Answer
The equation of the tangent line is $y=\sqrt{3}x+\dfrac{12-\pi\sqrt{3}}{6}$
Work Step by Step
$y=1+2\sin x$ $;$ $x=\dfrac{\pi}{6}$
Evaluate the derivative of the function given:
$y'=2\cos x$
Substitute $x=\dfrac{\pi}{6}$ in the derivative found and simplify to obtain the slope of the tangent line at the given point:
$m=2\cos\dfrac{\pi}{6}=2\Big(\dfrac{\sqrt{3}}{2}\Big)=\sqrt{3}$
Substitute $x=\dfrac{\pi}{6}$ in the original expression to obtain the $y$-coordinate of the point given:
$y$-coordinate $=1+2\sin\dfrac{\pi}{6}=1+2\Big(\dfrac{1}{2}\Big)=1+1=2$
The point is $\Big(\dfrac{\pi}{6},2\Big)$
The slope of the tangent line and a point through which it passes are now known.
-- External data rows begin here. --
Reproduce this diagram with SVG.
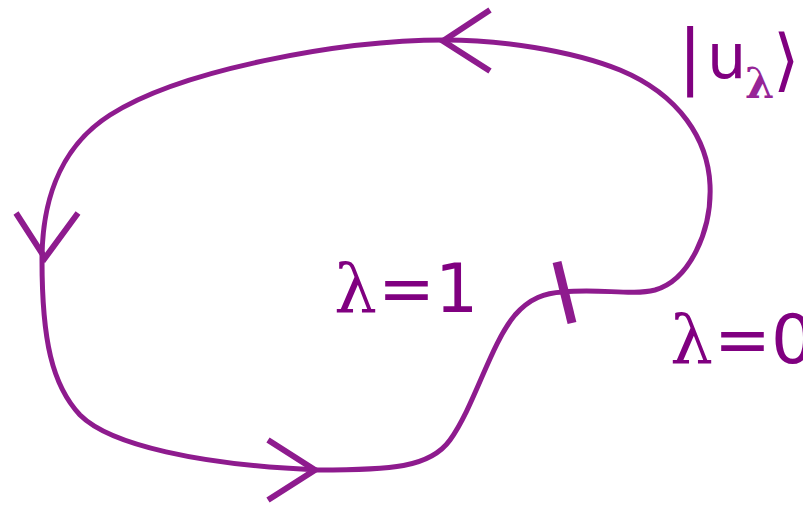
<svg xmlns="http://www.w3.org/2000/svg" width="803" height="506" viewBox="0 0 803 506">
<style>
.c{fill:none;stroke:#8e1b8e;stroke-width:5;stroke-linecap:butt;stroke-linejoin:miter}
.ar{fill:none;stroke:#8e1b8e;stroke-width:6}
.t{fill:#800080;font-family:"DejaVu Sans",Verdana,sans-serif}
.s{fill:#800080;font-family:"DejaVu Serif","Liberation Serif",serif}
</style>
<rect width="803" height="506" fill="#fff"/>
<g id="connectors">
<path id="loop" class="c" d="M563,292 C600,288 630,296 655,290 C690,280 712,230 710,185 C708,140 680,95 620,70 C570,50 500,40 445,40 C340,40 180,70 110,115 C55,150 42,210 42,260 C42,340 52,385 80,415 C110,445 200,465 318,470 C390,470 430,468 450,440 C475,405 490,345 515,315 C530,298 545,293 563,292 Z"/>
<path class="ar" d="M490,10 L443,41 L490,71"/>
<path class="ar" d="M16,213 L45,258 L78,213"/>
<path class="ar" d="M268,440 L315,470 L268,500"/>
<path class="ar" d="M557,262 L572,323" style="stroke-width:9"/>
</g>
<g id="label-ket">
<text class="t" x="678" y="80" font-size="72">|</text>
<text class="t" x="707" y="78" font-size="62">u</text>
<text class="s" x="745" y="98" font-size="42" font-weight="bold" style="fill:#962596">λ</text>
<text class="t" x="773" y="83" font-size="68">⟩</text>
</g>
<g id="label-l1">
<text class="s" x="334" y="312" font-size="68">λ</text>
<text class="t" x="378" y="312" font-size="68">=1</text>
</g>
<g id="label-l0">
<text class="s" x="670" y="363" font-size="68">λ</text>
<text class="t" x="714" y="363" font-size="68">=0</text>
</g>
</svg>
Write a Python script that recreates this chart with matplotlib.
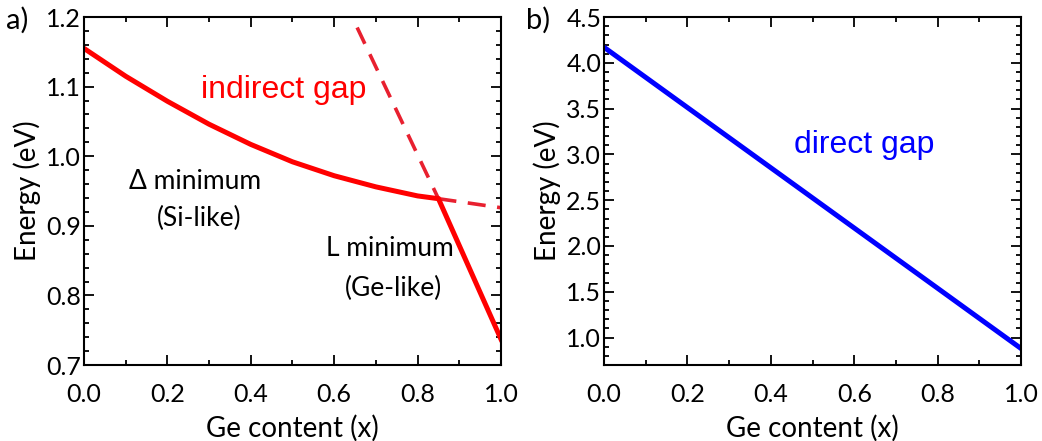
import numpy as np
import matplotlib
matplotlib.use('Agg')
from matplotlib import pyplot as plt
from matplotlib.ticker import MultipleLocator

plt.rcParams['font.family'] = ['Lato', 'DejaVu Sans']

# panel a: indirect gap (solid = lowest band edge)
x_ind = [0.0, 0.1, 0.2, 0.3, 0.4, 0.5, 0.6, 0.7, 0.8, 0.85, 1.0]
e_ind = [1.155, 1.115, 1.079, 1.046, 1.017, 0.992, 0.972, 0.956, 0.943, 0.939, 0.737]
# dashed continuations
x_L_dash = [0.655, 0.85]
e_L_dash = [1.185, 0.939]
x_D_dash = [0.85, 1.0]
e_D_dash = [0.939, 0.926]

# panel b: direct gap
x_dir = [0.0, 1.0]
e_dir = [4.17, 0.88]

red = '#ff0000'
dred = '#e8202f'
blue = '#0000ff'

fig = plt.figure(figsize=(10.42, 4.41), dpi=100)
ax1 = fig.add_axes([0.0806, 0.1723, 0.4002, 0.789])
ax2 = fig.add_axes([0.5797, 0.1723, 0.4002, 0.789])

ax1.plot(x_L_dash, e_L_dash, '--', color=dred, lw=2.6, dashes=(5, 3.2))
ax1.plot(x_D_dash, e_D_dash, '--', color=dred, lw=2.6, dashes=(5, 3.2))
ax1.plot(x_ind, e_ind, '-', color=red, lw=3.6, solid_joinstyle='miter')
ax1.set_xlim(0, 1)
ax1.set_ylim(0.7, 1.2)
ax1.yaxis.set_major_locator(MultipleLocator(0.1))
ax1.yaxis.set_minor_locator(MultipleLocator(0.02))

ax1.text(0.48, 1.095, 'indirect gap', color=red, fontsize=23, ha='center', va='center',
         family=['Liberation Sans'])
ax1.text(0.266, 0.963, '\u0394 minimum', fontsize=19, ha='center', va='center')
ax1.text(0.276, 0.911, '(Si-like)', fontsize=19, ha='center', va='center')
ax1.text(0.734, 0.867, 'L minimum', fontsize=19, ha='center', va='center')
ax1.text(0.742, 0.810, '(Ge-like)', fontsize=19, ha='center', va='center')

ax2.plot(x_dir, e_dir, '-', color=blue, lw=3.6)
ax2.set_xlim(0, 1)
ax2.set_ylim(0.7, 4.5)
ax2.yaxis.set_major_locator(MultipleLocator(0.5))
ax2.yaxis.set_minor_locator(MultipleLocator(0.1))
ax2.text(0.625, 3.1, 'direct gap', color=blue, fontsize=23, ha='center', va='center',
         family=['Liberation Sans'])

for ax in (ax1, ax2):
    ax.xaxis.set_major_locator(MultipleLocator(0.2))
    ax.xaxis.set_minor_locator(MultipleLocator(0.1))
    ax.tick_params(which='both', direction='in', top=True, right=True, width=1.3)
    ax.tick_params(which='major', length=7, labelsize=18)
    ax.tick_params(which='minor', length=3.5)
    ax.tick_params(axis='x', pad=13)
    ax.tick_params(axis='y', pad=2)
    for s in ax.spines.values():
        s.set_linewidth(1.5)
    ax.set_xlabel('Ge content (x)', fontsize=20, labelpad=6)
    ax.set_ylabel('Energy (eV)', fontsize=20, labelpad=4)

fig.text(0.006, 0.955, 'a)', fontsize=21, va='center')
fig.text(0.505, 0.955, 'b)', fontsize=21, va='center')

fig.savefig('out.png', dpi=100)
Use the point-slope form of the equation of a line, which is $y-y_{1}=m(x-x_{1})$ to obtain the equation of the tangent line at the given point:
$y-2=\sqrt{3}\Big(x-\dfrac{\pi}{6}\Big)$
$y-2=\sqrt{3}x-\dfrac{\pi\sqrt{3}}{6}$
$y=\sqrt{3}x-\dfrac{\pi\sqrt{3}}{6}+2$
$y=\sqrt{3}x+\dfrac{12-\pi\sqrt{3}}{6}$
The graph of the function and the tangent line is shown in the answer section.